In your second example, both parameters to the function are set to point at an object of effective type int* which is done here: f(&a, (char **) &a);. Therefore *b inside the function is indeed a strict aliasing violation, since you are using a char* type for the access.

In your third example you do the same but with a void*. This is also a strict aliasing violation. There is nothing special with void* or void** in this context.

Why your compilers exhibits a certain form of undefined behavior in some situations is not very meaningful to speculate about. Although void* must by definition be convertible to/from any other object pointer type, so they very likely have the representation internally, even though that's not an explicit requirement from the standard.

Also you are using -fno-strict-aliasing which turns off various pointer aliasing-based optimizations. If you wish to provoke strange and unexpected results, you shouldn't use that option.

Answer 2

Yes, void * and char * are special.

Is void** an exception to strict aliasing rules?

You are not aliasing through the void ** type; you are aliasing through void *. In *pv = NULL, the type of *pv is void *.

Generally, the C standard allows different types of pointers to have different representations. They can even have different sizes. However, it requires some pointer types to have the same representations. C 2018 6.2.5 28 says [separated into bullet points by me for clarity]:

• A pointer to void shall have the same representation and alignment requirements as a pointer to a character type.⁴⁹⁾
• Similarly, pointers to qualified or unqualified versions of compatible types shall have the same representation and alignment requirements.
• All pointers to structure types shall have the same representation and alignment requirements as each other.
• All pointers to union types shall have the same representation and alignment requirements as each other.
• Pointers to other types need not have the same representation or alignment requirements.

Footnote 49 says:

The same representation and alignment requirements are meant to imply interchangeability as arguments to functions, return values from functions, and members of unions.

A note is not part of the normative part of the standard. That is, it does not form a rule that implementations must conform to. However, the note appears to be telling us that, regardless of the formal rules, you should be able to use a void * in place of a char * in certain places and vice-versa. Stating that two things should be interchangeable looks like a rule. My interpretation is that the authors of this text intended void * and char * to be interchangeable, at least to some extent, but did not have formal wording suitable for putting into the normative part of the C standard. There are in fact defects in the C standard’s treatment of aliasing, such as this one, so the C standard really needs a rewriting of the rules.
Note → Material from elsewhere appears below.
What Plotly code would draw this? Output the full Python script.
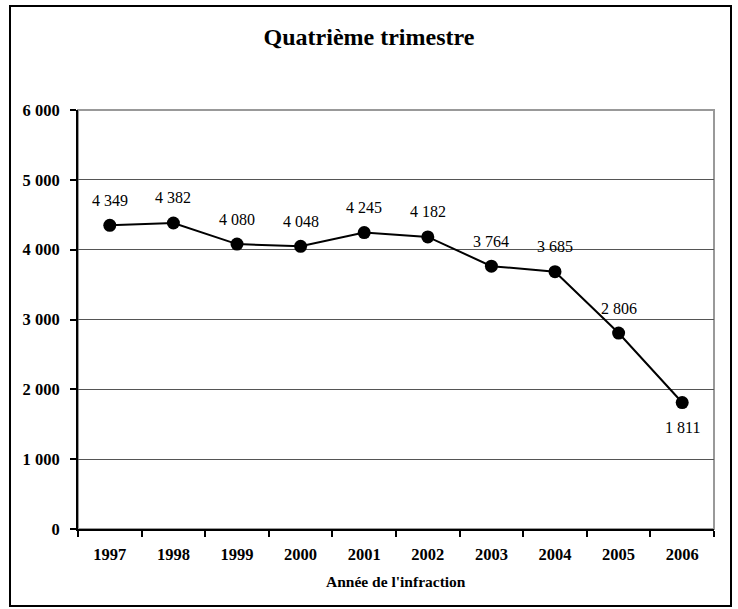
import plotly.graph_objects as go

years = ["1997", "1998", "1999", "2000", "2001", "2002", "2003", "2004", "2005", "2006"]
values = [4349, 4382, 4080, 4048, 4245, 4182, 3764, 3685, 2806, 1811]
label_pos = ["above", "above", "above", "above", "above", "above", "above", "above", "above", "below"]
y_ticks = [0, 1000, 2000, 3000, 4000, 5000, 6000]

title_text = "Quatrième trimestre"
x_title = "Année de l'infraction"

FONT = "Liberation Serif, Times New Roman, serif"

def fmt(v):
    return f"{v:,}".replace(",", " ")

W, H = 738, 609
L, R, T, B = 78, 24, 110, 80
pw, ph = W - L - R, H - T - B

fig = go.Figure()
fig.add_trace(go.Scatter(
    x=years, y=values, mode="lines+markers",
    line=dict(color="black", width=2),
    marker=dict(color="black", size=13),
    hoverinfo="x+y", showlegend=False,
))

annotations = []
for i, (v, p) in enumerate(zip(values, label_pos)):
    annotations.append(dict(
        x=i, y=v, xref="x", yref="y", text=fmt(v), showarrow=False,
        yshift=25 if p == "above" else -25,
        font=dict(family=FONT, size=16, color="black"),
        xanchor="center", yanchor="middle",
    ))
annotations.append(dict(
    x=0.5, y=(-(581 - (H - B))) / ph, xref="paper", yref="paper",
    text=f"<b>{x_title}</b>", showarrow=False,
    font=dict(family=FONT, size=15.5, color="black"),
    xanchor="center", yanchor="middle",
))

shapes = [
    dict(type="rect", xref="paper", yref="paper", x0=0, x1=1, y0=0, y1=1,
         line=dict(color="#999999", width=2), layer="below"),
    dict(type="rect", xref="paper", yref="paper",
         x0=(10 - L) / pw, x1=(731 - L) / pw,
         y0=((H - B) - 606) / ph, y1=((H - B) - 6) / ph,
         line=dict(color="black", width=2), layer="below"),
]

fig.update_layout(
    width=W, height=H,
    margin=dict(l=L, r=R, t=T, b=B, pad=0),
    paper_bgcolor="white", plot_bgcolor="white",
    title=dict(text=f"<b>{title_text}</b>", x=0.5, xref="container", xanchor="center",
               y=1 - 37 / H, yref="container", yanchor="middle",
               font=dict(family=FONT, size=24, color="black")),
    xaxis=dict(
        type="category", categoryorder="array", categoryarray=years,
        tickson="boundaries", ticks="outside", ticklen=6, tickwidth=1.5, tickcolor="black",
        showline=True, linecolor="black", linewidth=2, showgrid=False,
        tickmode="array", tickvals=years, ticktext=[f"<b>{y}</b>" for y in years],
        tickfont=dict(family=FONT, size=16.5, color="black"),
        ticklabelstandoff=9,
        range=[-0.5, len(years) - 0.5], fixedrange=True,
    ),
    yaxis=dict(
        range=[0, 6000], tickmode="array", tickvals=y_ticks,
        ticktext=[f"<b>{fmt(v)}</b>" for v in y_ticks],
        ticks="outside", ticklen=6, tickwidth=1.5, tickcolor="black",
        showline=True, linecolor="black", linewidth=2,
        showgrid=True, gridcolor="#555555", gridwidth=1,
        zeroline=False,
        tickfont=dict(family=FONT, size=16.5, color="black"),
        ticklabelstandoff=7,
        fixedrange=True,
    ),
    annotations=annotations,
    shapes=shapes,
)

fig.write_html("out.html", config={"displayModeBar": False},
               post_script="document.body.style.margin='0';document.body.style.overflow='hidden';")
So, although this is not a normative part of the standard, compiler developers may give it deference and support aliasing a char * with a void * and vice-versa. This could explain why you see aliasing with char * behaving as if it is supported while aliasing with int * does not.

Answer 3

While char* and void* are required to have matching representations, some platforms use a different representations for int*. Thus, any code that would rely upon the ability to use a dereferenced void** to access all pointer types interchangeably would not be portable to such machines, and is from the Standard's point of view "non-portable". Thus, the Standard waives jurisdiction over whether any particular implementation should support such constructs. Implementations that do so will be more suitable for low-level programming than those that don't, and thus quality implementations which are designed and configured to be suitable for that purpose will do so. Note, however, that neither clang nor gcc is designed to be particularly suitable for low-level programming except when using the -fno-strict-aliasing flag.
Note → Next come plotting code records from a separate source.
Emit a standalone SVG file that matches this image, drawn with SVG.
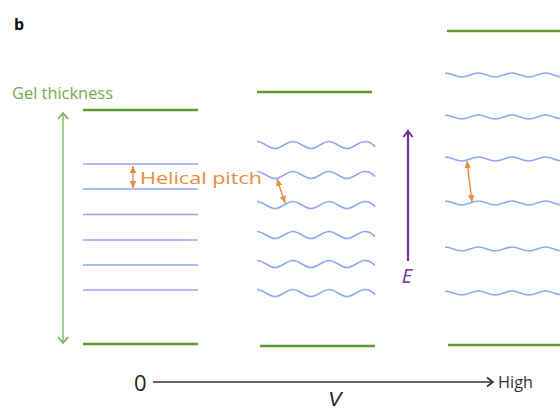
<svg xmlns="http://www.w3.org/2000/svg" width="560" height="411" viewBox="0 0 560 411">
<style>
.gl{stroke:#5b9b32;stroke-width:2.6;fill:none}
.bl{stroke:#8eaaf7;stroke-width:1.5;fill:none}
.wv{stroke:#8eaaf7;stroke-width:1.6;fill:none}
.or{stroke:#ee8a3c;stroke-width:1.4;fill:none}
.t{font-family:"Open Sans","Liberation Sans",sans-serif}
</style>
<defs>
<marker id="chevG" markerUnits="userSpaceOnUse" markerWidth="12" markerHeight="12" viewBox="0 0 12 12" refX="10" refY="6" orient="auto-start-reverse">
<path d="M4,1 L10,6 L4,11" fill="none" stroke="#7db55a" stroke-width="1.8"/>
</marker>
<marker id="chevP" markerUnits="userSpaceOnUse" markerWidth="12" markerHeight="12" viewBox="0 0 12 12" refX="10" refY="6" orient="auto">
<path d="M4,1.5 L10,6 L4,10.5" fill="none" stroke="#7a2f9e" stroke-width="2"/>
</marker>
<marker id="chevK" markerUnits="userSpaceOnUse" markerWidth="12" markerHeight="12" viewBox="0 0 12 12" refX="10" refY="6" orient="auto">
<path d="M4,1.5 L10,6 L4,10.5" fill="none" stroke="#333" stroke-width="1.6"/>
</marker>
<marker id="triO" markerUnits="userSpaceOnUse" markerWidth="8" markerHeight="8" viewBox="0 0 8 8" refX="7" refY="4" orient="auto-start-reverse">
<path d="M0,0.8 L7,4 L0,7.2 Z" fill="#ee8a3c"/>
</marker>
<path id="w2" d="M0,-3.5 C6.5,-3.5 11.5,3.5 18,3.5 S29.5,-3.5 36,-3.5 S47.5,3.5 54,3.5 S65.5,-3.5 72,-3.5 S83.5,3.5 90,3.5 S101.5,-3.5 108,-3.5 S115,-0.5 118,1.5"/>
<path id="w3" d="M0,-2 C6.1,-2 10.65,2 16.75,2 S27.4,-2 33.5,-2 S44.15,2 50.25,2 S60.9,-2 67,-2 S77.65,2 83.75,2 S94.4,-2 100.5,-2 S111.15,2 117.25,2"/>
</defs>

<text class="t" x="14" y="30" font-size="16" font-weight="bold" fill="#111">b</text>

<g id="panel-low">
<line class="gl" x1="83" y1="110" x2="198" y2="110"/>
<line class="bl" x1="83" y1="164" x2="198" y2="164"/>
<line class="bl" x1="83" y1="189" x2="198" y2="189"/>
<line class="bl" x1="83" y1="214.5" x2="198" y2="214.5"/>
<line class="bl" x1="83" y1="240" x2="198" y2="240"/>
<line class="bl" x1="83" y1="265" x2="198" y2="265"/>
<line class="bl" x1="83" y1="290" x2="198" y2="290"/>
<line class="gl" x1="83" y1="344" x2="198" y2="344"/>
</g>

<g id="panel-mid">
<line class="gl" x1="257" y1="92" x2="372" y2="92"/>
<use href="#w2" class="wv" x="257" y="145"/>
<use href="#w2" class="wv" x="257" y="175"/>
<use href="#w2" class="wv" x="257" y="205"/>
<use href="#w2" class="wv" x="257" y="235"/>
<use href="#w2" class="wv" x="257" y="264"/>
<use href="#w2" class="wv" x="257" y="293"/>
<line class="gl" x1="260" y1="346" x2="375" y2="346"/>
</g>

<g id="panel-high">
<line class="gl" x1="447" y1="31" x2="560" y2="31"/>
<use href="#w3" class="wv" x="445" y="75"/>
<use href="#w3" class="wv" x="445" y="117"/>
<use href="#w3" class="wv" x="445" y="159"/>
<use href="#w3" class="wv" x="445" y="203"/>
<use href="#w3" class="wv" x="445" y="249"/>
<use href="#w3" class="wv" x="445" y="293"/>
<line class="gl" x1="448" y1="345" x2="560" y2="345"/>
</g>

<g id="gel-thickness">
<text class="t" x="12" y="99" font-size="16.5" fill="#70ad47" textLength="101" lengthAdjust="spacingAndGlyphs">Gel thickness</text>
</g>

<g id="helical-pitch-label">
<text class="t" x="140" y="184" font-size="17" fill="#ee8a3c" textLength="122" lengthAdjust="spacingAndGlyphs">Helical pitch</text>
</g>

<g id="E-label">
<text class="t" x="407" y="283" font-size="20" font-style="italic" fill="#7a2f9e" text-anchor="middle">E</text>
</g>

<g id="axis-labels">
<text class="t" x="134" y="391" font-size="22" fill="#222">0</text>
<text class="t" x="498" y="388" font-size="15.5" fill="#333" textLength="35" lengthAdjust="spacingAndGlyphs">High</text>
<text x="335" y="406" font-family="'Liberation Sans',sans-serif" font-size="20" font-style="italic" fill="#222" text-anchor="middle">V</text>
</g>

<g id="connectors">
<line x1="63" y1="113" x2="63" y2="343" stroke="#9bcc7c" stroke-width="1.8" marker-start="url(#chevG)" marker-end="url(#chevG)"/>
<line class="or" x1="133" y1="166" x2="133" y2="188" marker-start="url(#triO)" marker-end="url(#triO)"/>
<line class="or" x1="277" y1="179" x2="285" y2="203" marker-start="url(#triO)" marker-end="url(#triO)"/>
<line class="or" x1="467" y1="161" x2="472" y2="202" marker-start="url(#triO)" marker-end="url(#triO)"/>
<line x1="408" y1="261" x2="408" y2="131" stroke="#7a2f9e" stroke-width="2.2" marker-end="url(#chevP)"/>
<line x1="153" y1="382" x2="493" y2="382" stroke="#333" stroke-width="1.6" marker-end="url(#chevK)"/>
</g>
</svg>
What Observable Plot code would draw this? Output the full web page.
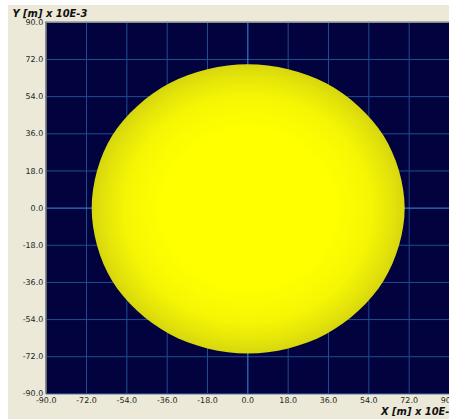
<!DOCTYPE html>
<html>
<head>
<meta charset="utf-8">
<script src="https://cdn.jsdelivr.net/npm/d3@7"></script>
<script src="https://cdn.jsdelivr.net/npm/@observablehq/plot@0.6"></script>
<style>
  html, body { margin: 0; padding: 0; background: #ffffff; width: 449px; height: 419px; overflow: hidden; }
  #panel { position: absolute; left: 8px; top: 5px; width: 441px; height: 414px; background: #ECE9D8; }
  #chart { position: absolute; left: 0; top: 0; }
</style>
</head>
<body>
<div id="panel"></div>
<div id="chart"></div>
<script>
// Tick values (both axes), in units of 10E-3 m
const ticks = [-90, -72, -54, -36, -18, 0, 18, 36, 54, 72, 90];
// Outline of the yellow point cloud (x, y in 10E-3 m)
const outlineX = [70, 60.6, 35, 0, -35, -60.6, -69.7, -60.6, -35, 0, 35, 60.6];
const outlineY = [0, 35, 60.5, 69.7, 60.5, 35, 0, -35.2, -61, -70.5, -61, -35.2];
const xLabel = "X [m] x 10E-3";
const yLabel = "Y [m] x 10E-3";

const outline = outlineX.map((x, i) => ({x, y: outlineY[i]}));
const fmt = d => d.toFixed(1);

const plot = Plot.plot({
  width: 452,
  height: 419,
  marginLeft: 46,
  marginRight: 0,
  marginTop: 22,
  marginBottom: 23,
  style: {fontFamily: "DejaVu Sans", fontSize: "8px", background: "transparent", color: "#222"},
  x: {domain: [-90, 90], ticks: ticks, tickFormat: fmt, tickSize: 0, tickPadding: 4, label: null},
  y: {domain: [-90, 90], ticks: ticks, tickFormat: fmt, tickSize: 0, tickPadding: 3, label: null},
  marks: [
    Plot.frame({fill: "#02023f", stroke: null}),
    Plot.ruleX(ticks.filter(d => d !== 0), {stroke: "#1f4f8f", strokeWidth: 1}),
    Plot.ruleY(ticks.filter(d => d !== 0), {stroke: "#1f4f8f", strokeWidth: 1}),
    Plot.ruleX([0], {stroke: "#3f8fdf", strokeWidth: 1}),
    Plot.ruleY([0], {stroke: "#3f8fdf", strokeWidth: 1}),
    Plot.line(outline, {x: "x", y: "y", curve: "catmull-rom-closed", fill: "url(#rimGrad)", stroke: "none"}),
    Plot.ruleX([-90], {stroke: "#6a6a6a", strokeWidth: 1.5}),
    Plot.ruleY([90], {stroke: "#8a8a8a", strokeWidth: 1.5}),
    Plot.axisX(ticks, {tickFormat: fmt, tickSize: 0, tickPadding: 4, fontSize: 8, fill: "#222"}),
    Plot.axisY(ticks, {tickFormat: fmt, tickSize: 0, tickPadding: 3, fontSize: 8, fill: "#222"}),
    Plot.text([yLabel], {frameAnchor: "top-left", dx: -34, dy: -8.5, textAnchor: "start", lineAnchor: "middle", fontSize: 10, fontWeight: "bold", fontStyle: "italic", fill: "#111"}),
    Plot.text([xLabel], {frameAnchor: "bottom-left", dx: 337, dy: 18, textAnchor: "start", lineAnchor: "middle", fontSize: 10, fontWeight: "bold", fontStyle: "italic", fill: "#111"})
  ]
});

const svg = d3.select(plot);
const defs = svg.insert("defs", ":first-child");
const g = defs.append("radialGradient").attr("id", "rimGrad").attr("cx", 0.5).attr("cy", 0.5).attr("r", 0.5);
[[0, "#ffff00"], [0.55, "#ffff00"], [0.78, "#f6f604"], [0.92, "#e4e40a"], [1, "#d6d610"]].forEach(([o, c]) =>
  g.append("stop").attr("offset", o).attr("stop-color", c));

document.getElementById("chart").appendChild(plot);
</script>
</body>
</html>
To clarify why platforms might use different representations for int* and char*, some hardware platforms don't allow direct addressing of memory in chunks smaller than 16 bits. The Standard would allow a compiler for such a platform to store things in a variety of ways, with different trade-offs between performance, storage efficiency, and compatibility with code that expects char to be 8 bits:

1. Simply make char match the size of the smallest directly storage unit (e.g. making both char and int be 16 bits). I've used a compiler that did that. This approach would likely offer best performance, but code that uses large arrays of unsigned char to hold octets would waste half of the storage thereof.

2. Store 8 bits of useful data in each char, leaving the other 8 unused. Store 16-bit values split between two words, and 32-bit values split among four. This would offer excellent compatibility, but lousy performance and storage efficiency.

3. Implement char* as a combination of a pointer to a 16-bit word, a bit which indicates which half of the word it should identify, and 15 padding bits, but implement int* as simply a pointer to a 16-bit word.

4. Implement char* as above, but add a padding byte to int*. This would improve compatibility, but waste some storage.

No single approach would be best for all applications, but the Standard would allow implementations to select whichever approach or approaches (perhaps selectable via command-line switches) would be most useful for their customers.